● **Exercise objective**
Restate word for word the lines of the data below, from the first through the one that has "plt.rcParams['axes.unicode_minus'] = False".

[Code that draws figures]
^^^^^^^^

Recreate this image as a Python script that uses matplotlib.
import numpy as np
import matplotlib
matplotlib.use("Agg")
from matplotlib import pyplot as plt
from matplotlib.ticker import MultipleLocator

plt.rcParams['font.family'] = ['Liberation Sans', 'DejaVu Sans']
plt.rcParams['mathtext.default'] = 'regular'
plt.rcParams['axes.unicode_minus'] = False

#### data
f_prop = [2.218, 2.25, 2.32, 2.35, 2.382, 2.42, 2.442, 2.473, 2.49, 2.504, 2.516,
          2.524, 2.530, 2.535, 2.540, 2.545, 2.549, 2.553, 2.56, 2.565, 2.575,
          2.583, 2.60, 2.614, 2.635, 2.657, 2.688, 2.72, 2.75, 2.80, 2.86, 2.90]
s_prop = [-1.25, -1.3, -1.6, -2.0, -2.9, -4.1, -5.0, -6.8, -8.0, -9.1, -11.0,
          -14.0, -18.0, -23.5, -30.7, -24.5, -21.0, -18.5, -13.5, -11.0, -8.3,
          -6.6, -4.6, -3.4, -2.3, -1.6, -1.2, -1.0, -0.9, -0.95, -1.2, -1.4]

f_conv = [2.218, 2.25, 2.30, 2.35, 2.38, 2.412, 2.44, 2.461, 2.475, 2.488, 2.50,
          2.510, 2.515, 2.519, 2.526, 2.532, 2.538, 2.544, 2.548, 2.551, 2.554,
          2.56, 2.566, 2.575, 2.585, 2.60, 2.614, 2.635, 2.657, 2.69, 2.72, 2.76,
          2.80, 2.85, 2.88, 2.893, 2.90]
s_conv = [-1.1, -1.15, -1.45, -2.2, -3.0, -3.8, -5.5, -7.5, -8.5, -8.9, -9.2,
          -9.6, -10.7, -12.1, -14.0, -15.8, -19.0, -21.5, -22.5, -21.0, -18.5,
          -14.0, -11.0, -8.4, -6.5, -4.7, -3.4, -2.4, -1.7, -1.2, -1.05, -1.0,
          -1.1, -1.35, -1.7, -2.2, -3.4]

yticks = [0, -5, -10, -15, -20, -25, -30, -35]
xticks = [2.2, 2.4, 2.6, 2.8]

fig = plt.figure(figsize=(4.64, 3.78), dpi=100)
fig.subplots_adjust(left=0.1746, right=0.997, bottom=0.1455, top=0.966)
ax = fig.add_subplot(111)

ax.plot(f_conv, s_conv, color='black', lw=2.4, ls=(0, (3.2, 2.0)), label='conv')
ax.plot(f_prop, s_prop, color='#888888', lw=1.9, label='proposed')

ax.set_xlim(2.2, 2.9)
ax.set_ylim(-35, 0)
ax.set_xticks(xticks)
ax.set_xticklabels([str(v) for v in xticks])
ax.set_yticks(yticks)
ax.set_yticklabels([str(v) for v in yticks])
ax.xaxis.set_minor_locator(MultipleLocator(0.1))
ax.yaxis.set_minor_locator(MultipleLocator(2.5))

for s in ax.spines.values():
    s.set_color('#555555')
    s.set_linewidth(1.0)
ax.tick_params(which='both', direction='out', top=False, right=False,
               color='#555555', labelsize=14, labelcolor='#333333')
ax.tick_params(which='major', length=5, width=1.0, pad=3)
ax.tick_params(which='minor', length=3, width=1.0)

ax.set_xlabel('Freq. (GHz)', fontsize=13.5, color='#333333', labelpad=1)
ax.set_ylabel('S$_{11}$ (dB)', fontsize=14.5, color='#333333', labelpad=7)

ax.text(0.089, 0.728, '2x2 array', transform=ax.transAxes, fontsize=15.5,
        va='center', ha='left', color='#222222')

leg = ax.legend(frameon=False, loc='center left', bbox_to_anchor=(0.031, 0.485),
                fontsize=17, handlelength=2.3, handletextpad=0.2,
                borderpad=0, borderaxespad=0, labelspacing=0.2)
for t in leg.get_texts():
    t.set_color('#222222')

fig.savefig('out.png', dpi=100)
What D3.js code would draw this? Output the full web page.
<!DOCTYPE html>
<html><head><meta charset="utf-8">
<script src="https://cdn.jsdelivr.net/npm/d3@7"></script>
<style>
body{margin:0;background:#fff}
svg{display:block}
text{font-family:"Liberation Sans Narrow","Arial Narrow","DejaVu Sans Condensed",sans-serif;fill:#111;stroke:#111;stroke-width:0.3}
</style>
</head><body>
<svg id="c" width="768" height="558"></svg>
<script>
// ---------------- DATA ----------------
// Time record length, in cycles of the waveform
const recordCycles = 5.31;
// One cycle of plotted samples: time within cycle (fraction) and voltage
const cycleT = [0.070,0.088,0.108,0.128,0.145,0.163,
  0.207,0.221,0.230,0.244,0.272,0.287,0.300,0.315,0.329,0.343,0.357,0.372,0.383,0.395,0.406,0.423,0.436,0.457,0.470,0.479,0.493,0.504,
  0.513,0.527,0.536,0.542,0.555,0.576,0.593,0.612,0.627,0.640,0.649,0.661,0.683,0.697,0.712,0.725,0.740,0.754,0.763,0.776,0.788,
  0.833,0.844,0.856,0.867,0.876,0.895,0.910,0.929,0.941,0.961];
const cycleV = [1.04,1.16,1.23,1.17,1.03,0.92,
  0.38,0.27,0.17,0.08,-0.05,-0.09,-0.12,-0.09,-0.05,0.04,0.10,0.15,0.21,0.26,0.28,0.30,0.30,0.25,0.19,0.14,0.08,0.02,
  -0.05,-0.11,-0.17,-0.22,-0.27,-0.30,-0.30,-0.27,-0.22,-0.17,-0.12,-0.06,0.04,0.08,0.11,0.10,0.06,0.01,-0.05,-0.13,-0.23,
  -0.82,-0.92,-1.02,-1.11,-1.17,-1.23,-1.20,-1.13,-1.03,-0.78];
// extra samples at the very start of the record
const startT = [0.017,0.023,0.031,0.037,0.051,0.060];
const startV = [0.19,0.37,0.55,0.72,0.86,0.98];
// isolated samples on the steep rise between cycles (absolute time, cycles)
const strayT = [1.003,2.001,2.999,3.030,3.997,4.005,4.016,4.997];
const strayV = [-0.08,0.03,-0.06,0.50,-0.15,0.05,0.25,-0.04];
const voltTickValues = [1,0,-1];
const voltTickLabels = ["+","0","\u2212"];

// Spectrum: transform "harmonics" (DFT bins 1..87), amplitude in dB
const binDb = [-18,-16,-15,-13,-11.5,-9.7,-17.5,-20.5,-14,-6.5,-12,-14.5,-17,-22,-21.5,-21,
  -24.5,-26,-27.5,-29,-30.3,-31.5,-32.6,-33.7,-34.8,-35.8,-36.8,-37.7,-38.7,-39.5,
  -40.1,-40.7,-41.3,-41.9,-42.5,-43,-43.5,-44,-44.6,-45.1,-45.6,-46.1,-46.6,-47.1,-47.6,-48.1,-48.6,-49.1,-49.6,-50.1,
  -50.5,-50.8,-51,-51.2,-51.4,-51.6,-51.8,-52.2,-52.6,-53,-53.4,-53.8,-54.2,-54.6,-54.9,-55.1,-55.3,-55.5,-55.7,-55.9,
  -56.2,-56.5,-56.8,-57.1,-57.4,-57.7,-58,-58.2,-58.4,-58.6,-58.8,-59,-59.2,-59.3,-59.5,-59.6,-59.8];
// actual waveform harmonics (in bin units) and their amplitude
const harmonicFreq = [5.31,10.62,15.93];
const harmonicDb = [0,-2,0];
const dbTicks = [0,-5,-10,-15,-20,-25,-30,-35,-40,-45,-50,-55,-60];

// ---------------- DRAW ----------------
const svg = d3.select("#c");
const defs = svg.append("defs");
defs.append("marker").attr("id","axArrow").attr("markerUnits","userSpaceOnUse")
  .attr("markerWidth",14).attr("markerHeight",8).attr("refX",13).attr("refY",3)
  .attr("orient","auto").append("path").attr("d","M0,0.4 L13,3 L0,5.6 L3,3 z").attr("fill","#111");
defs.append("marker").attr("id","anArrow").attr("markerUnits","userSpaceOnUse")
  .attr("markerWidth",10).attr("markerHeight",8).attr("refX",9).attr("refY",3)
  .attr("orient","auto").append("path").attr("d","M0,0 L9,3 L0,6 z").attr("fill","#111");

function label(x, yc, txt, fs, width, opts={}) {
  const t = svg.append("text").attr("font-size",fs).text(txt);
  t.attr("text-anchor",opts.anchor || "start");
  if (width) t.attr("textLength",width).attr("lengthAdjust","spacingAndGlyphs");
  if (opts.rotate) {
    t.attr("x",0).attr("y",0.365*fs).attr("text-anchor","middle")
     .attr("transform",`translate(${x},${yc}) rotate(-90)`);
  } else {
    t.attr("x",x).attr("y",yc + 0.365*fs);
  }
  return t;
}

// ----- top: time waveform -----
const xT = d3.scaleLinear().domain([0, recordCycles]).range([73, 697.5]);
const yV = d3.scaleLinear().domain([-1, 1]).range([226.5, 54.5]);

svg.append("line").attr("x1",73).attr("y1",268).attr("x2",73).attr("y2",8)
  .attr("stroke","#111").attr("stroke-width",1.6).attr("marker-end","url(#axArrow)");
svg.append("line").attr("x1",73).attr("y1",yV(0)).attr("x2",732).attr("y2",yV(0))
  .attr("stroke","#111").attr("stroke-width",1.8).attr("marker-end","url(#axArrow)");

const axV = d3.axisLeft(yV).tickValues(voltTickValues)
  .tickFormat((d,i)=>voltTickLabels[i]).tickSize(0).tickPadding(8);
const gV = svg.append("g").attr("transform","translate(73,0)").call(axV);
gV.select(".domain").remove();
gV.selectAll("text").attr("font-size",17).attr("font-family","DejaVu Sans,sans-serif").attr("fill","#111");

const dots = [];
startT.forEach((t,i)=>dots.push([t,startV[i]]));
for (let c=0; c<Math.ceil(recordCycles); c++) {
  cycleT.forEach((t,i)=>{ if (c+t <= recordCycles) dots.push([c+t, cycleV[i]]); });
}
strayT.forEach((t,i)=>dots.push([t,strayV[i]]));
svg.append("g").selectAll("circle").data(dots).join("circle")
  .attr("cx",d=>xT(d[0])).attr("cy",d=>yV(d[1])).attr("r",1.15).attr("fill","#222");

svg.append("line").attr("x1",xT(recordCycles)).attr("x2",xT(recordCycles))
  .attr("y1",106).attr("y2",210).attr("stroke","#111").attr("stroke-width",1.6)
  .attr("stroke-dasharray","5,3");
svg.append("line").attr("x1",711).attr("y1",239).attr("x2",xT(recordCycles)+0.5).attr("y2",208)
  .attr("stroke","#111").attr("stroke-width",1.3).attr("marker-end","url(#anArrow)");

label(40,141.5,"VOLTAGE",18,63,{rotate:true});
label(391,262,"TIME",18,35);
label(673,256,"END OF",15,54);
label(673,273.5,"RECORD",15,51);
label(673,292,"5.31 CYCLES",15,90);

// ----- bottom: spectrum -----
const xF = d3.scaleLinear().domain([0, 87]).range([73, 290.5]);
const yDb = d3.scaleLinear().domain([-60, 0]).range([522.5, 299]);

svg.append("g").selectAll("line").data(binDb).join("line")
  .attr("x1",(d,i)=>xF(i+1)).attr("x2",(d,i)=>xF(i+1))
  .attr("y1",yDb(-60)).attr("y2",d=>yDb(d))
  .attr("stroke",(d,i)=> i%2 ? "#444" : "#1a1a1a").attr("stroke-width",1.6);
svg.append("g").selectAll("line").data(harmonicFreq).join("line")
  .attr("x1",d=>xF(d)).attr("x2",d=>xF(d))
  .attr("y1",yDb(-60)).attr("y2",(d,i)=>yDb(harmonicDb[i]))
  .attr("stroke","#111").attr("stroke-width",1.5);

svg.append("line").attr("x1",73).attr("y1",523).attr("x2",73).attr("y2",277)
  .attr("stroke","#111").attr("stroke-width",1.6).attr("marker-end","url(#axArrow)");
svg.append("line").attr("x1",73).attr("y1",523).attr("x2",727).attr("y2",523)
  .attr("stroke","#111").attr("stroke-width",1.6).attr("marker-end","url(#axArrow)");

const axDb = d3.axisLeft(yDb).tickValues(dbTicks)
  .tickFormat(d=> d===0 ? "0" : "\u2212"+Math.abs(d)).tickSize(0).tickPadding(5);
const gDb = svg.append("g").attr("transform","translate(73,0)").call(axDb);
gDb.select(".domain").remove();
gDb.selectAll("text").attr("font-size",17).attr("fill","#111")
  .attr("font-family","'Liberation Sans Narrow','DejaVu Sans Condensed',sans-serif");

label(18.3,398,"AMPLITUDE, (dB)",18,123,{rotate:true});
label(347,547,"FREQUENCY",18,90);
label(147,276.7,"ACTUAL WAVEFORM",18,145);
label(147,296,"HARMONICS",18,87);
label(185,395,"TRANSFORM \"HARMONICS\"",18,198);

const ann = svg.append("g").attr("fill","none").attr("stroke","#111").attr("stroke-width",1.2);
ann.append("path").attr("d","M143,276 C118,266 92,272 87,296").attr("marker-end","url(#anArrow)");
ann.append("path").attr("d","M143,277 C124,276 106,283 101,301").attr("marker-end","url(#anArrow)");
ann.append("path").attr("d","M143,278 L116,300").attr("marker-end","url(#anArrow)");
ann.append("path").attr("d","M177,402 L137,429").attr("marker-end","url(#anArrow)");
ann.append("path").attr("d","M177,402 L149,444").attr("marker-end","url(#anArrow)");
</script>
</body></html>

^^^^^^^^

● **Exercise solution**
Recreate this image as a Python script that uses matplotlib.
import numpy as np
import matplotlib
matplotlib.use("Agg")
from matplotlib import pyplot as plt
from matplotlib.ticker import MultipleLocator

plt.rcParams['font.family'] = ['Liberation Sans', 'DejaVu Sans']
plt.rcParams['mathtext.default'] = 'regular'
plt.rcParams['axes.unicode_minus'] = False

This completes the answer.